Nach einer kaum verifizierbaren Angabe gibt es 22 Otfried- Preußler-Schulen in Germany. 22. Es können einige mehr sein. Außerdem gibt es jede Menge Otfried-Preußler-Straßen beziehungsweise O-P-Wege und Alleen. Hin und wieder sind solche Straßen in eine größer-flächige-Wortwahl eingebettet – etwa in Soltau: Da bilden Astrid-Lindgren-Weg, Erich-Kästner-Straße, Otfried-Preußler-Allee und Michael-Ende-Weg im Bebauungsplanes Nr. 47 eine Literaturgemeinde.
Ein Argument der Namen-Stürmer lautete: Was hat Pullach mit Otfried-Preußler zu tun? Von diesem Argument sollte nur mit äußerster Vorsicht Gebrauch gemacht werden. Denn sofort schießen Fragen ins Kraut: Was hatte Arnold von Wied mit Beuel zu tun? Johann Amos Comenius mit dem Pennenfeld? Und so weiter.
Ein weiteres Argument lautete, Preußler habe von Anfang an nicht zu Pullach und zur dortigen Schule gepasst. Heißt: Seit die dortige Schule vor zehn Jahren den Namen des Autors bekam, hat man mit dem Namen gefremdelt. Na ja, ist ebenso. Den Namen meiner Schule in Euskirchen, des Emil-Fischer-Gymnasiums fand ich auch nicht berauschend. Heinz-Flohe-Schule oder Carl-Perkins-Gymnasium hätten mir besser gefallen.

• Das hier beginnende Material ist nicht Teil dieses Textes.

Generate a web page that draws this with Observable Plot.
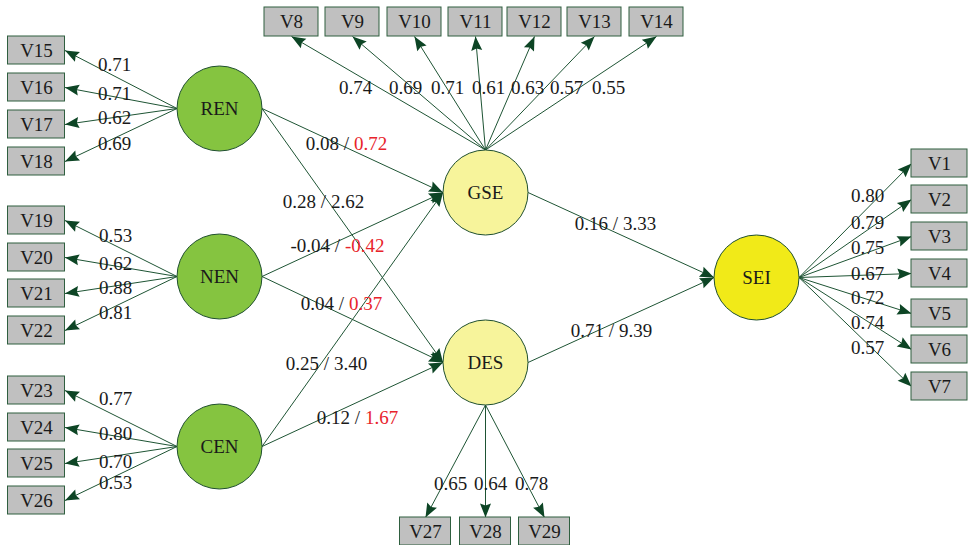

Das hauptsächliche Argument in Pullach lautete: Preußler tauge nichts im ethisch-erzieherischen Sinn, weil er als junger Mensch eine Erzählung, einen Roman verfasst hat, der in der Blut-und-Boden-Ideologie des reichsdeutschen Nationalismus und der Nazis verhaftet sei. Und hinzutreten lassen die Namen-Stürmer aus Pullach die Behauptung, Magisches, gar Gewalt in Büchern für Kinder seien nicht akzeptabel. Davon enthielten Preußlers Kinderbücher jedoch eine ganze Menge.
Das ist zweifellos ernst zu nehmen. Wer die Gewaltfrage wirklich durchdekliniert, der kommt auf Kinderbücher bezogen über Eric Carles „Die kleine Raupe Nimmersatt“ nicht hinaus.

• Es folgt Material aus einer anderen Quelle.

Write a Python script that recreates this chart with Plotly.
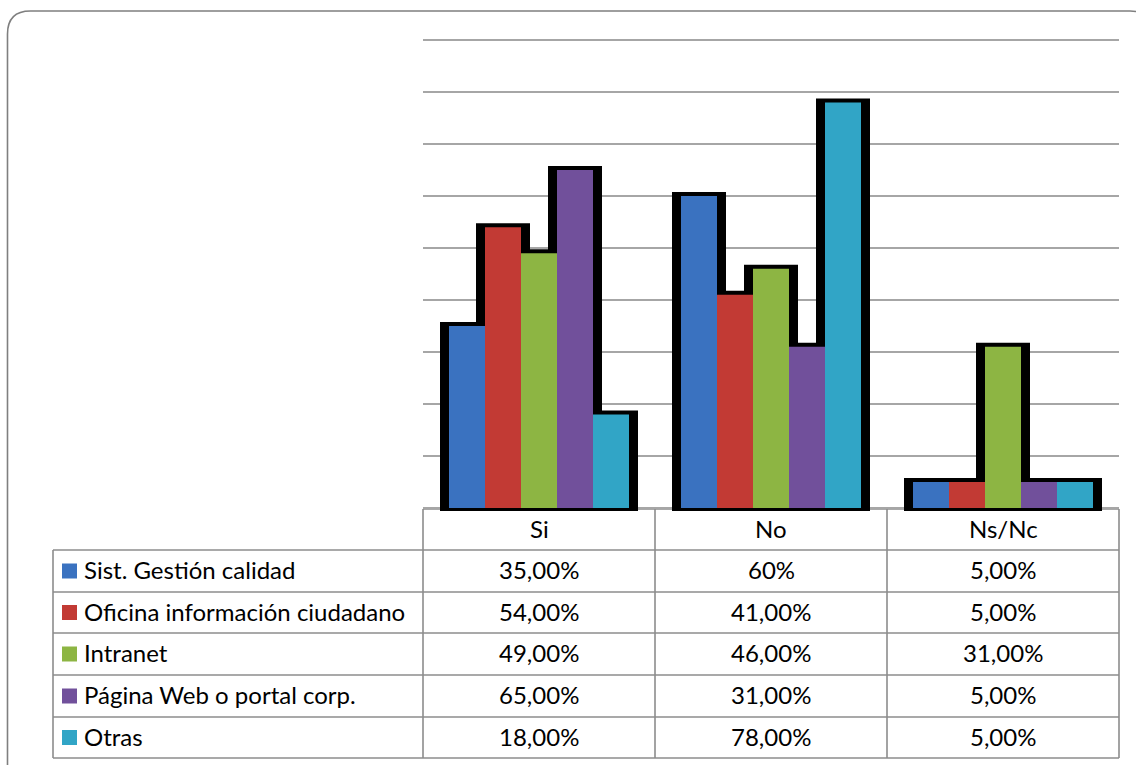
import plotly.graph_objects as go

# --- data -------------------------------------------------------------
categories = ["Si", "No", "Ns/Nc"]
series_names = [
    "Sist. Gestión calidad",
    "Oficina información ciudadano",
    "Intranet",
    "Página Web o portal corp.",
    "Otras",
]
sist_gestion = ["35,00%", "60%", "5,00%"]
oficina_info = ["54,00%", "41,00%", "5,00%"]
intranet = ["49,00%", "46,00%", "31,00%"]
pagina_web = ["65,00%", "31,00%", "5,00%"]
otras = ["18,00%", "78,00%", "5,00%"]
series_labels = [sist_gestion, oficina_info, intranet, pagina_web, otras]
colors = ["#3a72c0", "#c23a34", "#8db543", "#71509b", "#31a5c6"]
y_ticks = [0, 10, 20, 30, 40, 50, 60, 70, 80, 90]


def pct(s):
    return float(s.replace("%", "").replace(",", "."))


# --- page geometry (pixels) ------------------------------------------
W, H = 1136, 765
plot_l, plot_r = 423, 1119
zero_px, top_tick_px = 508, 40
plot_top, plot_bot = top_tick_px - 2, 511
px_per_x = (plot_r - plot_l) / len(categories)
px_per_y = (zero_px - top_tick_px) / y_ticks[-1]


def X(p):
    return p / W


def Y(p):
    return 1 - p / H


bar_w = 36 / px_per_x
group_w = bar_w * len(series_names)
side_pad = 9 / px_per_x
top_pad = 4 / px_per_y
y_min = -(plot_bot - zero_px) / px_per_y
y_max = y_ticks[-1] + (top_tick_px - plot_top) / px_per_y

xs = list(range(len(categories)))
fig = go.Figure()

# black silhouette behind each group
for i, labels in enumerate(series_labels):
    vals = [pct(s) for s in labels]
    fig.add_trace(go.Bar(
        x=xs, y=[v + top_pad - y_min for v in vals], base=y_min,
        width=bar_w + 2 * side_pad, offset=-group_w / 2 + i * bar_w - side_pad,
        marker=dict(color="#000000", line=dict(width=0)),
        hoverinfo="skip", showlegend=False,
    ))

# coloured bars
for i, (name, labels) in enumerate(zip(series_names, series_labels)):
    vals = [pct(s) for s in labels]
    fig.add_trace(go.Bar(
        x=xs, y=vals, name=name,
        width=bar_w, offset=-group_w / 2 + i * bar_w,
        marker=dict(color=colors[i], line=dict(width=0)),
        showlegend=False,
    ))

# --- data table below the plot ---------------------------------------
font = dict(family="Lato, 'Open Sans', sans-serif", size=24, color="#000000")
line_c = "#8c8c8c"
shapes = []
annotations = []

col_edges = [plot_l + k * px_per_x for k in range(len(categories) + 1)]
head_top, head_bot = 509, 550
row_edges = [550, 592, 633, 675, 717, 758]
tbl_left = 53
text_dy = -1.5


def hline(x0, x1, y):
    shapes.append(dict(type="line", xref="paper", yref="paper",
                       x0=X(x0), x1=X(x1), y0=Y(y), y1=Y(y),
                       line=dict(color=line_c, width=1.6), layer="below"))


def vline(x, y0, y1):
    shapes.append(dict(type="line", xref="paper", yref="paper",
                       x0=X(x), x1=X(x), y0=Y(y0), y1=Y(y1),
                       line=dict(color=line_c, width=1.6), layer="below"))


hline(col_edges[0], col_edges[-1], head_top)
for y in row_edges:
    hline(tbl_left, col_edges[-1], y)
for x in col_edges:
    vline(x, head_top, row_edges[-1])
vline(tbl_left, row_edges[0], row_edges[-1])

for k, cat in enumerate(categories):
    cx = (col_edges[k] + col_edges[k + 1]) / 2
    annotations.append(dict(text=cat, x=X(cx), y=Y((head_top + head_bot) / 2 + text_dy),
                            xref="paper", yref="paper", showarrow=False,
                            xanchor="center", yanchor="middle", font=font))

for r, (name, labels) in enumerate(zip(series_names, series_labels)):
    cy = (row_edges[r] + row_edges[r + 1]) / 2
    shapes.append(dict(type="rect", xref="paper", yref="paper",
                       x0=X(62), x1=X(77), y0=Y(cy - 7.5), y1=Y(cy + 7.5),
                       fillcolor=colors[r], line=dict(width=0), layer="below"))
    annotations.append(dict(text=name, x=X(82), y=Y(cy + text_dy),
                            xref="paper", yref="paper", showarrow=False,
                            xanchor="left", yanchor="middle", font=font))
    for k, s in enumerate(labels):
        cx = (col_edges[k] + col_edges[k + 1]) / 2
        annotations.append(dict(text=s, x=X(cx), y=Y(cy + text_dy),
                                xref="paper", yref="paper", showarrow=False,
                                xanchor="center", yanchor="middle", font=font))

# rounded chart-area border
r_c = 23
bx0, by0, bx1, by1 = 7.5, 11, 1153, 800
path = (f"M {X(bx0)},{Y(by1)} L {X(bx0)},{Y(by0 + r_c)} "
        f"Q {X(bx0)},{Y(by0)} {X(bx0 + r_c)},{Y(by0)} "
        f"L {X(bx1 - r_c)},{Y(by0)} Q {X(bx1)},{Y(by0)} {X(bx1)},{Y(by0 + r_c)} "
        f"L {X(bx1)},{Y(by1)}")
shapes.append(dict(type="path", xref="paper", yref="paper", path=path,
                   line=dict(color="#7f7f7f", width=1.6), layer="below"))

fig.update_layout(
    width=W, height=H,
    margin=dict(l=0, r=0, t=0, b=0),
    paper_bgcolor="#ffffff", plot_bgcolor="#ffffff",
    barmode="overlay",
    xaxis=dict(domain=[X(plot_l), X(plot_r)], range=[-0.5, len(categories) - 0.5],
               showgrid=False, zeroline=False, showticklabels=False, ticks="",
               fixedrange=True),
    yaxis=dict(domain=[Y(plot_bot), Y(plot_top)], range=[y_min, y_max],
               tickmode="array", tickvals=y_ticks,
               showgrid=True, gridcolor="#a6a6a6", gridwidth=2,
               zeroline=False, showticklabels=False, ticks="", fixedrange=True),
    shapes=shapes,
    annotations=annotations,
    showlegend=False,
)

fig.write_html("out.html")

Die zweite Frage offen beredet: War Preußler ein junger Nazi? Unbestritten ist, dass Preußler in einem Elternhaus aufwuchs, in welchem sein Vater mit seinen völkisch-deutschen, auch antisemitischen und vor allem anti-tschechischen, Tschechen-feindlichen Vorstellungen dominierte. Sudetendeutsche Nazis haben im bürgerlichen Milieu – im Unterschied zur sudetendeutschen Arbeiterklasse – eine führende Rolle eingenommen. Dem hat er sich nicht entzogen, sondern auf seine expressive Weise mit Schreiben und dem bei vielen üblichen HJ- Verhalten reagiert.
Nach Krieg und Gefangenschaft gibt es nichts mehr, was an Preußlers HJ-Verhalten erinnert. Er hat seine Einstellungen als Heranwachsender freilich nicht thematisiert. Möglich ist, dass er sich sehr geschämt hat. Wir wissen es nicht.
Wie jede und jeder die literarisch etwas zu sagen haben, entzieht sich Preußler einer schlichten Bewertung. Was sich sagen lässt: Er hat Kinder ernst genommen und nicht als Dekoration für eigene Einfälle genutzt. Er hat sie in eigene Welten gesetzt, die sie gegen Einsprüche und Ablehnung und Feindseligkeit gewonnen haben. Immer wieder. Wie ernst er es aus eigener Erfahrung gemeint hat, wenn es um Kinder ging, erkennt man im von ihm geschaffenen Hilfswerk Aschau, einer großen und sehr namhaften orthopädischen Klinik für verletzte und behinderte Kinder.
Für Kinder, die es nicht leicht haben und hatten, ist Preußler wichtig. Das scheint nicht überall zu gelten.